My father taught American history for 19 years before quitting because he could no longer stand the administration. He loved this country, loved the Founding Fathers, loved democracy. He was a staunch conservative and a supporter of Goldwater. I remember sitting up with him to watch the election results in '80 when Reagan, Carter, and Anderson were running. I was looking through my middle-school journal not too long ago, and there was the entry about the evening: "I hope, I hope, I hope Reagan wins. Dad will be so upset if he doesn't." I was a Reagan supporter at age 11 because Dad was.
And in high school I was a Young Republican before my school even had such an organization. I was opinionated and, I can admit now, more of a parrot than a thinker. But I adored my father so much that I couldn't imagine he would ever have a wrong opinion.
He passed away four and a half years ago from cancer of the duodenum. He only had 10 months to "prepare" for death--as though anyone can ever truly do that aside from the few Randy Pausches of the world.
And although I always thought he was a funny man, he developed an incredible deathbed humor that made us all wonder if we really should be laughing, even when we couldn't help ourselves anyway.
A couple of weeks before he died, my beautiful and loving niece who had been living with my parents that summer sat on the bed next to Dad. She said, "Grandpa? Is there any advice you want to give me?"

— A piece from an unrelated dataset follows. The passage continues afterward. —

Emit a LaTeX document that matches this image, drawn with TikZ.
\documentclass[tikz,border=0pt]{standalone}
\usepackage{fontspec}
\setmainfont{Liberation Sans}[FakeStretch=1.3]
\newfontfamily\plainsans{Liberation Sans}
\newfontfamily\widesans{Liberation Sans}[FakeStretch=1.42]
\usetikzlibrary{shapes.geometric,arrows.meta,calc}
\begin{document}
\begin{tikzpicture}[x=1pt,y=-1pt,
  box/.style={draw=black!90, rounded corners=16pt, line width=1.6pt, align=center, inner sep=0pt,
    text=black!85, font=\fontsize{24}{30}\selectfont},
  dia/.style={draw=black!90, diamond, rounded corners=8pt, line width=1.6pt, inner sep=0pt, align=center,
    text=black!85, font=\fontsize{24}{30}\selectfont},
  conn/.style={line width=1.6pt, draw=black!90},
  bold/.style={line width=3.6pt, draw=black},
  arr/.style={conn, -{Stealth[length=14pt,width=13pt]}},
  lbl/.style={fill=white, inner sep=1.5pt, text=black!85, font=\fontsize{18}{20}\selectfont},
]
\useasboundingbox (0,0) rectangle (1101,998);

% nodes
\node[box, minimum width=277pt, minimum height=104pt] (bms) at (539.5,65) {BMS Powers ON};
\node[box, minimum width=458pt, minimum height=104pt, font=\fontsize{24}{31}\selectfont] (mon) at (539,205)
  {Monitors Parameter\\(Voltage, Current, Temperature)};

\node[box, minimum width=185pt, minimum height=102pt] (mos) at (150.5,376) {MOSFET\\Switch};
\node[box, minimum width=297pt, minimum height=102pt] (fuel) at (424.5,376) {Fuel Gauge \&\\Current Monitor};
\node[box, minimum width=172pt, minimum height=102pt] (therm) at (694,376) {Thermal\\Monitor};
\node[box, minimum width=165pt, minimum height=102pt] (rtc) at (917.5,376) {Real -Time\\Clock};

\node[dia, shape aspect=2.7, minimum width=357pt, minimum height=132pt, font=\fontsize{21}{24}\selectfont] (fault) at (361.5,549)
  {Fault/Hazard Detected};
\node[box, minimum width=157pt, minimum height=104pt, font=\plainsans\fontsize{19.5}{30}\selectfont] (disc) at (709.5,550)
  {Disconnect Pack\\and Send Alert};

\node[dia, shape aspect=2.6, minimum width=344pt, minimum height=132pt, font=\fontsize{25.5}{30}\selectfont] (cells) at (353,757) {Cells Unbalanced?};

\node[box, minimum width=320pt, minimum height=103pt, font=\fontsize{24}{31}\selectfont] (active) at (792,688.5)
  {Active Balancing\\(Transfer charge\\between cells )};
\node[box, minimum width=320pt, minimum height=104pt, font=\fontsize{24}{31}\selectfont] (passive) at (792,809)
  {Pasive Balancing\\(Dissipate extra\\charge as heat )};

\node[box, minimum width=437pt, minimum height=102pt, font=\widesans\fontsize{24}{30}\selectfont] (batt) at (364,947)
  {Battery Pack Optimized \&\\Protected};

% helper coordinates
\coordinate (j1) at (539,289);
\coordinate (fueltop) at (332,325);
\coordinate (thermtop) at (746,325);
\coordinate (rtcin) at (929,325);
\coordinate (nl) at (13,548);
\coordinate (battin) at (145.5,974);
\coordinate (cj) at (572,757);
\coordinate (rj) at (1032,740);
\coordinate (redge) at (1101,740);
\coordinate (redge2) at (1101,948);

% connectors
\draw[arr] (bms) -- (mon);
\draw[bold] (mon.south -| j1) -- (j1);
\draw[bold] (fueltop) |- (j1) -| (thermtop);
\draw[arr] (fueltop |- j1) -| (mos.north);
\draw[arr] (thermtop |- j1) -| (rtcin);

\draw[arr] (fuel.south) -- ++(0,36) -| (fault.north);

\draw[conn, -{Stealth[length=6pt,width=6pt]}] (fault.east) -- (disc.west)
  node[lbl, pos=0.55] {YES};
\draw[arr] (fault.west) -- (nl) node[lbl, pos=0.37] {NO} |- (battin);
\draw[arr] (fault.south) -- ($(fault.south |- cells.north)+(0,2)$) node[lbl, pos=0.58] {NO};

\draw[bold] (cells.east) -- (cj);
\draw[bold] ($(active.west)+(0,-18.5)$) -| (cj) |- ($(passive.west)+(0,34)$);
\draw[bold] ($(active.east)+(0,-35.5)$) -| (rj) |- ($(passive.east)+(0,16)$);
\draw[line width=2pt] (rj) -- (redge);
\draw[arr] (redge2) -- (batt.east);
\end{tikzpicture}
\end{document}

Now, my father was always one to shell out advice and opinions, asked for or not. So Becca waited patiently to hear what he would say. His eyes were closed and his breathing was slow and even. After several minutes, she assumed he was asleep and hadn't even heard her question. As she eased herself off the bed to leave the room, he raised his hand off the bed. "Vote Republican," he said. And that was it.
The following week, as he weakened so much he could hardly even speak anymore and we had to move him to a hospital bed, we took turns sitting around his bed, talking to him, each other, singing to him--anything to fill the silence. At one point he spoke up, smiling, his eyes closed: "We're all the same. We're all the same."
He didn't explain what he meant, but I'd like to believe that, as death drew near, my father realized that, truly, we are all the same: democrat, republican, Christian, Jew, atheist, black, white, Hispanic. It doesn't matter when you're at the very end, does it? Whatever he meant, the thought obviously brought him peace.
Also around this time, several family members were seated around him one night, the lights out in his room, voices hushed. I opened the door from the hallway to go in to see him and he lifted his head to look my way, light from the hallway falling across his bed. He sighed as he laid his shaking head back on the pillow. "Wrong light," he said.
But I think he saw plenty of the right light at the end. Whatever our vote was yesterday, we're all the same underneath: all of us are mothers, daughters, fathers,and sons who just want to believe in our future.